The Internet is a dangerous and hostile environment whereby ambitious, successful and outspoken high-profile women have become targets of mass trolling, hate speech and serious threats and abuse by anonymous attackers. While the first logical solution is to leave these social networking sites, it is unreasonable to banish and exclude women from the centre of modern-day life, particularly given the importance of an active social media presence to most professions.
At the same time, however, it is also unjust to argue that trolling online is exclusively directed towards women. For example, West Tigers rugby league captain Robbie Farah was the target of vicious online trolls in 2012, with some abusive, sexually explicit comments referring to his late mother. It is interesting that Farah called on Prime Minster Julia Gillard to tighten social media laws and crack down on trolling, when he himself was engaged in such offensive behaviour.

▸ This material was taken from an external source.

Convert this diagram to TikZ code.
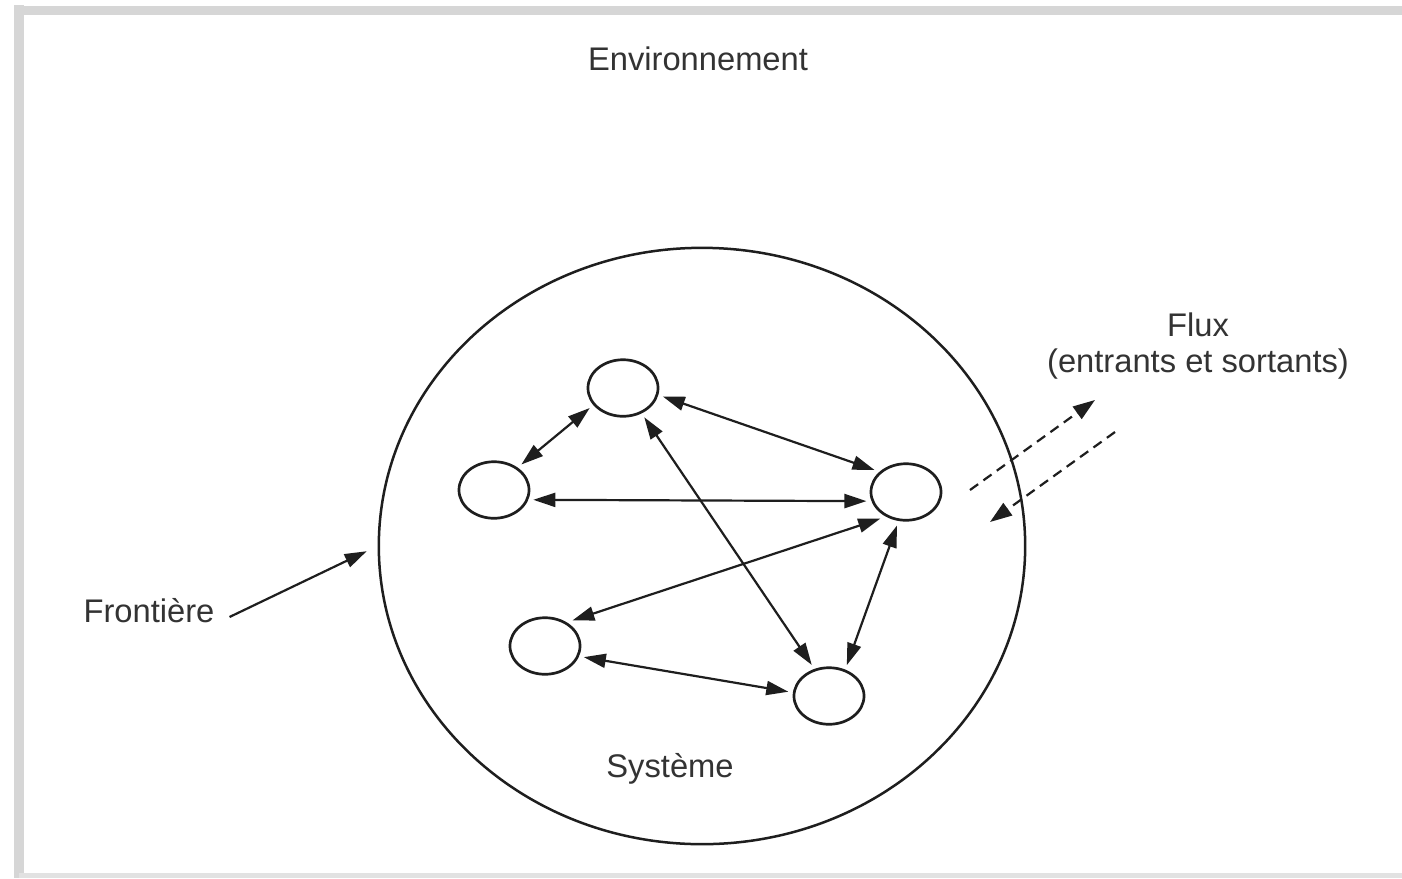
\documentclass[tikz,border=0pt]{standalone}
\usepackage{fontspec}
\setmainfont{Liberation Sans}
\usetikzlibrary{arrows.meta,shapes.geometric}
\definecolor{framegray}{HTML}{D6D6D6}
\definecolor{framelight}{HTML}{E2E2E2}
\definecolor{ink}{HTML}{1E1E1E}
\definecolor{txt}{HTML}{333333}
\begin{document}
\begin{tikzpicture}[x=0.01cm,y=-0.01cm,
  lbl/.style={inner sep=0pt,text=txt,font=\fontsize{9.3}{10}\selectfont,align=center},
  subsys/.style={draw=ink,ellipse,line width=0.027cm,minimum width=0.70cm,minimum height=0.565cm,inner sep=0pt,outer sep=0.06cm},
  bigsys/.style={draw=ink,ellipse,line width=0.025cm,minimum width=6.46cm,minimum height=5.96cm,inner sep=0pt},
  dbl/.style={draw=ink,line width=0.022cm,{Triangle[length=0.22cm,width=0.14cm]}-{Triangle[length=0.22cm,width=0.14cm]}},
  sgl/.style={draw=ink,line width=0.022cm,-{Triangle[length=0.22cm,width=0.14cm]}},
  flux/.style={draw=ink,line width=0.022cm,dash pattern=on 0.1cm off 0.065cm,-{Triangle[length=0.22cm,width=0.15cm]}},
  framel/.style={draw=framegray,line width=0.09cm}]
\useasboundingbox (0,0) rectangle (1402,878);
\fill[white] (0,0) rectangle (1402,878);
% frame
\draw[framel] (14,10) -- (1402,10);
\draw[framel] (19,5) -- (19,878);
\draw[draw=framelight,line width=0.05cm] (19,875) -- (1402,875);
% labels
\node[lbl] (env) at (698,59) {Environnement};
\node[lbl] (flux) at (1198,346) {Flux\\(entrants et sortants)};
\node[lbl] (fr) at (149,611) {Frontière};
\node[lbl] (sysl) at (670,769) {Système};
% system boundary
\node[bigsys] (big) at (702,546) {};
% subsystems
\node[subsys] (t) at (623,388) {};
\node[subsys] (l) at (494,490) {};
\node[subsys] (r) at (906,492) {};
\node[subsys] (bl) at (545,646) {};
\node[subsys] (br) at (829,696) {};
% interactions
\draw[dbl] (t.211) -- (l.43);
\draw[dbl] (l.-14) -- (r.-167);
\draw[dbl] (t.-12.5) -- (r.145.7);
\draw[dbl] (t.-54.8) -- (br.119);
\draw[dbl] (r.-134) -- (bl.43.7);
\draw[dbl] (r.-105.5) -- (br.60.8);
\draw[dbl] (bl.-16.3) -- (br.174.8);
% frontier arrow
\draw[sgl,shorten <=0.16cm,shorten >=0.12cm] (fr.south east) -- (big.180);
% flux arrows
\coordinate (f1s) at (970,490);
\coordinate (f1t) at (1095,400);
\coordinate (f2s) at (1115,432);
\coordinate (f2t) at (990,522);
\draw[flux] (f1s) -- (f1t);
\draw[flux] (f2s) -- (f2t);
\end{tikzpicture}
\end{document}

In 2011, in response to the question of what to buy Gillard for her birthday, Farah’s tweeted response was “a noose”. Later that day, Farah also tweeted “Some people on twitter obviously can’t take a joke. Lighten up people”, as well as “no one said anything about suicide”. This reflects a culture in which abusive or vile, sexist, racist or homophobic remarks are excused and condoned on the grounds of irony, with those who take offence being regarded as oversensitive.
Such instances of cyber-assault are systematic of a culture of violent abuse against women that, up until now, has happened behind closed doors. While equally as obscene, cyber-bullying is visible for all to see and can no longer be shrugged off.

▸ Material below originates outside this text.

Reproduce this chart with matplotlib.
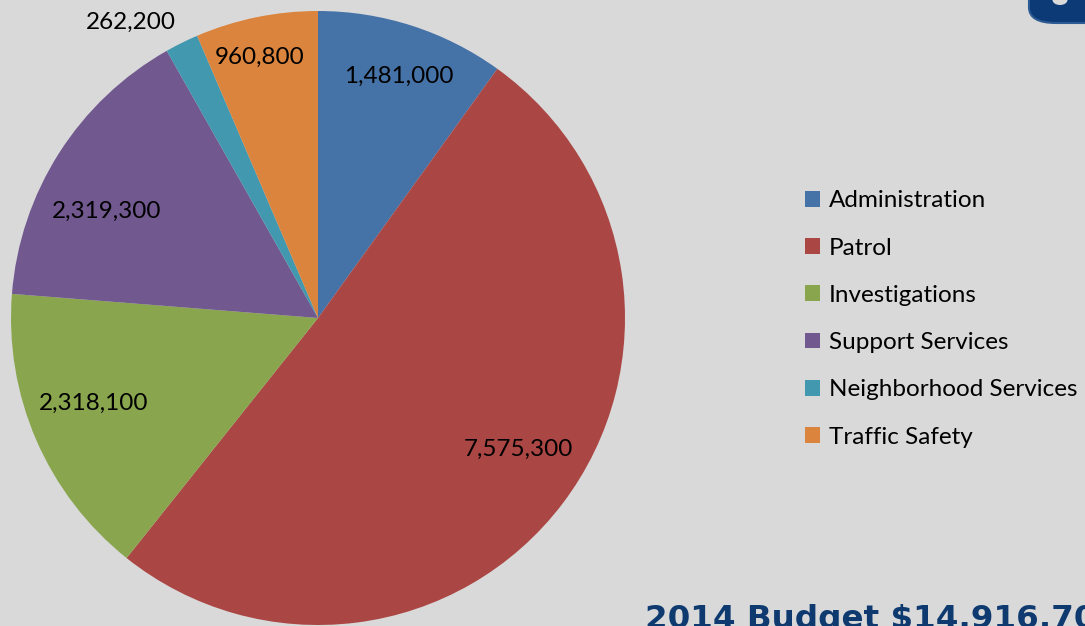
import numpy as np
import matplotlib.pyplot as plt
from matplotlib.patches import FancyBboxPatch, Ellipse, Patch

# budget by division
divisions = ["Administration", "Patrol", "Investigations", "Support Services",
             "Neighborhood Services", "Traffic Safety"]
amounts = [1481000, 7575300, 2318100, 2319300, 262200, 960800]
colors = ["#4572A7", "#AA4643", "#89A54E", "#71588F", "#4198AF", "#DB843D"]
title_text = "2014 Budget $14,916,700"

# label placement: radius (fraction of pie radius) and angle nudge (deg)
label_radius = [0.83, 0.78, 0.78, 0.77, 1.14, 0.87]
label_nudge = [-0.5, 3.8, -2.7, 5.8, 6.0, 1.0]

bg = "#D9D9D9"
W, H = 1085, 626
fig = plt.figure(figsize=(W / 100, H / 100), dpi=100, facecolor=bg)

# pie axes, centre (318,318) px, radius 307 px
cx, cy, r = 318, 318, 307
ax = fig.add_axes([(cx - r) / W, (H - cy - r) / H, 2 * r / W, 2 * r / H])
ax.set_facecolor(bg)
wedges, _ = ax.pie(amounts, colors=colors, startangle=90, counterclock=False,
                   radius=1, wedgeprops=dict(linewidth=0))
ax.set_xlim(-1, 1)
ax.set_ylim(-1, 1)
ax.set_aspect("equal")
ax.axis("off")

for w, val, lr, nd in zip(wedges, amounts, label_radius, label_nudge):
    mid = np.deg2rad((w.theta1 + w.theta2) / 2 + nd)
    ax.text(lr * np.cos(mid), lr * np.sin(mid), "{:,}".format(val),
            ha="center", va="center", fontsize=17.5, family="Lato",
            color="black", clip_on=False)

handles = [Patch(facecolor=c, edgecolor="none") for c in colors]
leg = fig.legend(handles, divisions, loc="center left",
                 bbox_to_anchor=(805 / W, 1 - 319 / H), frameon=False,
                 prop=dict(family="Lato", size=17.5), labelspacing=1.08,
                 handlelength=0.62, handleheight=0.62, handletextpad=0.37,
                 borderaxespad=0, borderpad=0)

# title at bottom (cut off by the image edge)
fig.text(645 / W, 1 - 604 / H, title_text, ha="left", va="top",
         fontsize=23.4, fontweight="bold", family="DejaVu Sans",
         color="#0E3A70")

# piece of a heading in the top-right corner
fig.patches.append(FancyBboxPatch((1029 / W, 1 - 23 / H), 90 / W, 60 / H,
                                  boxstyle="round,pad=0,rounding_size=0.025",
                                  transform=fig.transFigure,
                                  facecolor="#0B3A76", edgecolor="#2D5A92",
                                  linewidth=1.5))
fig.patches.append(Ellipse((1060 / W, 1 - 0 / H), 15 / W, 10 / H,
                           transform=fig.transFigure, facecolor=bg,
                           edgecolor="none"))

fig.savefig("out.png", dpi=100, facecolor=bg)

While Farah has since been heavily involved in encouraging action to be taken against “keyboard warriors”, the fact that it took being a victim of such distasteful behaviour to fully understand its implications reflects another problem society is facing. There seems to be limited understanding by law enforcement agencies, popular commentators and the technology companies that actually host these threats, of the torrents of abuse famous female figures are being subjected to. Interestingly, these are all arenas dominated by men who, unlike women, are not disproportionately subjected to a high level of abuse that is based almost entirely on sex.
Identity-based discrimination is no longer occurring on the fringes of the cyber sphere. There is an important difference between awareness and understanding, and the people, companies and institutions in positions of power and authority need to summon a deeper appreciation for the severity of the issue rather than waiting until it happens to themselves before making a stand. Perhaps it’s time for us to take a walk in her shoes.